The Society believes that there would be benefits in using the Strategic Research Development Grant to promote collaboration. Grants through this scheme for major facilities could include networks of collaborative research activity. However, collaboration requires encouragement and facilitation and only works well when theacademic and managerial basis is well founded. The host institutions, therefore, should be properly funded to run the facilities, including funding provision for hosting visitors from other institutions.
Question 14: What are your views on the Council's proposals for the funding and training of postgraduate research students?
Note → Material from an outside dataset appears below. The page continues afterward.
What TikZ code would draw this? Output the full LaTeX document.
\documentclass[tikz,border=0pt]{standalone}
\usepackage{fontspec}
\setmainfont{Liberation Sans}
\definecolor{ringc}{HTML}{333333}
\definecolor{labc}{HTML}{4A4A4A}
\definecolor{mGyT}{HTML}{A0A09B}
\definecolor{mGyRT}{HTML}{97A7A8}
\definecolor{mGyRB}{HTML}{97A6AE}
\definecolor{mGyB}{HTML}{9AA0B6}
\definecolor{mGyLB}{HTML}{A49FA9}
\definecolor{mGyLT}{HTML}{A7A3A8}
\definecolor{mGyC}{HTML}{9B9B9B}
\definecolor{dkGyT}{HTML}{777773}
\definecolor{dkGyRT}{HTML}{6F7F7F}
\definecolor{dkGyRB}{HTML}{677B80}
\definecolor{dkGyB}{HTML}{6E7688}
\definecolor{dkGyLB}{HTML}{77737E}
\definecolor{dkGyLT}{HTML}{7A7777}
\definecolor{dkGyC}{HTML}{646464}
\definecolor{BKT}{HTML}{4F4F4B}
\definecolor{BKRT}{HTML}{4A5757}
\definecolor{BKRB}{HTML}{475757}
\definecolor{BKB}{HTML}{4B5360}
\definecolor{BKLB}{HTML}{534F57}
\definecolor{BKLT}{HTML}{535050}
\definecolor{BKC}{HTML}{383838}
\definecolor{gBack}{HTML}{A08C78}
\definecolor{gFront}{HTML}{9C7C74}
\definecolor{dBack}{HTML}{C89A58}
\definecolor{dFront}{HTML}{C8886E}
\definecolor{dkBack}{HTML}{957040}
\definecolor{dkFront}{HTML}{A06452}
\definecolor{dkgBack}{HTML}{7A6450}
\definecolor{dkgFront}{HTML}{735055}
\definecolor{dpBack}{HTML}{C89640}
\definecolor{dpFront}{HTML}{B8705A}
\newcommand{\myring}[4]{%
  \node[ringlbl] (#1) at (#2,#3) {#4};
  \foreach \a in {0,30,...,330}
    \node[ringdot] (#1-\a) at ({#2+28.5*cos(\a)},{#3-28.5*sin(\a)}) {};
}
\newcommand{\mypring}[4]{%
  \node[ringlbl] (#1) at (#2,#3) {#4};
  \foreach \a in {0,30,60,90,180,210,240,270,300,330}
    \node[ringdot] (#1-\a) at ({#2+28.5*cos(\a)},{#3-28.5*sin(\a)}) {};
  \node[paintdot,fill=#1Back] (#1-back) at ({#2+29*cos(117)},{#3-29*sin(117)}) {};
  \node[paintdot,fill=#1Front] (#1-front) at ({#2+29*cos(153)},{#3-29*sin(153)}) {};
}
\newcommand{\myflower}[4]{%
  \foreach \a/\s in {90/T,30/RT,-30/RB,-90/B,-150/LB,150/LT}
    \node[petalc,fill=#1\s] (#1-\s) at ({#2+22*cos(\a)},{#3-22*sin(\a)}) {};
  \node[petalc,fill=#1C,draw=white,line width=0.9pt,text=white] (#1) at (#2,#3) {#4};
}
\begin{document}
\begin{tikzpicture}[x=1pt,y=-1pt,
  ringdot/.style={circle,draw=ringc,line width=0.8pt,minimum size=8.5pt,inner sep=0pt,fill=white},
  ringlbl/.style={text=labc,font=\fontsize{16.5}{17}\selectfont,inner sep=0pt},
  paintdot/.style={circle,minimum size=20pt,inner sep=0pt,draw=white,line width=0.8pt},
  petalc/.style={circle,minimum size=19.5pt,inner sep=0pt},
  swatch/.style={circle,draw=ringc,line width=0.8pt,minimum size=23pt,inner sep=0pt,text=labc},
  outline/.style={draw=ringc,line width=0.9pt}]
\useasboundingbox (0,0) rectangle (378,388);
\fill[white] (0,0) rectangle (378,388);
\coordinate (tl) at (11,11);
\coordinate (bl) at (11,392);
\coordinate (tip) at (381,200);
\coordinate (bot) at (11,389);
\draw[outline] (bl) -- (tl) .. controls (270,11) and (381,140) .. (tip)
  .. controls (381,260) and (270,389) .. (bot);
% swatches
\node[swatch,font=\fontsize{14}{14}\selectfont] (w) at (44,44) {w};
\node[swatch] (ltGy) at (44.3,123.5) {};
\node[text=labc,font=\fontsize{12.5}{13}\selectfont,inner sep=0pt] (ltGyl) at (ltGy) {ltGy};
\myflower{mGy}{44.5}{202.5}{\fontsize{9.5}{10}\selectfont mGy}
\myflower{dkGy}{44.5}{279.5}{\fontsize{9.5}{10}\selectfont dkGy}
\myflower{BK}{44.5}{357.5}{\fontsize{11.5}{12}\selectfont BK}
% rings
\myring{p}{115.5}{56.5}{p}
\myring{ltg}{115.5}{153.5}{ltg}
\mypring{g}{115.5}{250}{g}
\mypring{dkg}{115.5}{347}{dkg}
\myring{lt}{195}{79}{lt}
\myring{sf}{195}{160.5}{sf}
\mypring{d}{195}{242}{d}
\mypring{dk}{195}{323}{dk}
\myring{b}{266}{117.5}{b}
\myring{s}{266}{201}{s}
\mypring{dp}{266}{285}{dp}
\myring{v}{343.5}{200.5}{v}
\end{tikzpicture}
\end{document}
The RSE supports the Council's proposals for the funding of postgraduate research students and the link to the RAE rating. In view of the need to provide research students with taught components, a concentration of students is both academically desirable and financially necessary. With regard to national criteria for the training of postgraduate research students, developments in this area are also being undertaken by the Research Councils, and it will be important that SHEFC liases with them to ensure that the different systems developed are compatible.
Question 15: What are your views on the overall funding model that the Council proposes to introduce from 2002-03?
In general, the model proposed is a useful development representing a positive response to the main concerns expressed in the first stage consultation. Although at the margins there may be significance for one HEI or another, the broad thrust of selective support to maintain and, where possible, strengthen the international quality of Scotland's science base is a suitable approach.
In responding to this inquiry the Society would like to draw attention to the following Royal Society of Edinburgh responses which are of relevance to this subject: Review of Postgraduate Education (February 1999); Devolution and Science (April 1999); A Framework for Economic Development (March 2000); Research and the Knowledge Age (April 2000); A Science Strategy for Scotland (July 2000); The Are We Realising Our Potential Inquiry (July 2000; January 2001) and Postgraduate Support (August 2000).